Hace dos días mi hija mediana me dio un hermoso regalo para celebrar el día del padre. Bueno, realmente fueron tres en uno, una canción, un abrazo muy sentido y unas lágrimas que gritaban te quiero mucho. La tarde de ayer, mientras sostenía una agria discusión financiera, a mi hijo de once años lo asaltaban cerca de mi casa, al regresar del gimnasio. Cuando me enteré del suceso estaba muy lejos de él y muy cerca de mi hija mayor que celebraba con euforia un triunfo laboral. Al regresar a la casa, después de contarle el suceso a su madre y a la hermana, mi hijo se refugió en mis brazos un largo rato, cenamos, terminó sus tareas y nos fuimos a dormir... juntos, como solíamos hacerlo hace algunas lunas. Es la una de la mañana y no logro conciliar el sueño porque estoy velando el de él, no vaya a ser que despierte con miedo y necesite mi consuelo.
Llevo años buscando la felicidad, tengo once de haberla completado, pero a ratos pierdo el rumbo de tan acostumbrado que estoy a ella y continúo con una búsqueda que ya carece de sentido. Debo confesar que muchas pasiones atraen mi atención: leer, dar clases, los negocios. Debo aceptar que muchas veces me entretengo en pasajeros placeres que derivan en culpa por el tiempo perdido. Mas con alegría se decir que he identificado mi mayor fuente de dicha: ser padre.

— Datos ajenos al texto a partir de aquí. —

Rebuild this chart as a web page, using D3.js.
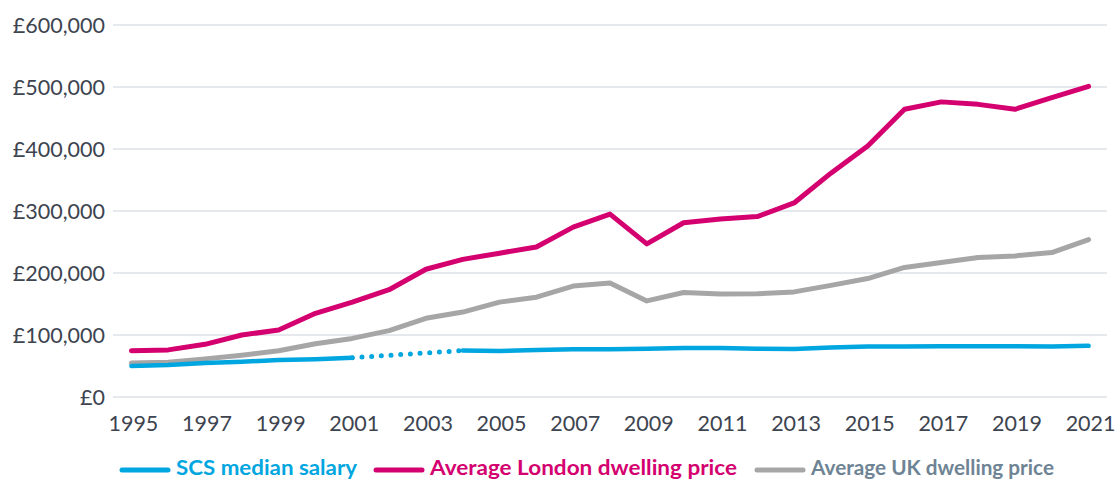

Para llevar una vida plena es preciso reconocer el objeto de las pasiones personales y yo tengo cuatro. De una llevo el apellido y las otras tres llevan el mío.
Si, claro que se que alguna día partiran y seguirán su propio camino. Lo se. También se que debo ocupar mi tiempo en esas otras pequeñas cosas que también me hacen feliz y productivo, mientras ellos tres construyen sus relaciones, su profesión, su vida. Tampoco olvido que debo mantener abiertos mis brazos para cuando deseen regresar por un tierno abrazo repleto de amor.
Sólo les pido dos cosas, una para mis nietos y otra para mi. Que amen a sus hijos, siempre, y, para mi, una pequeña plaquita, junto a mis cenizas, que diga: "Fue un buen padre".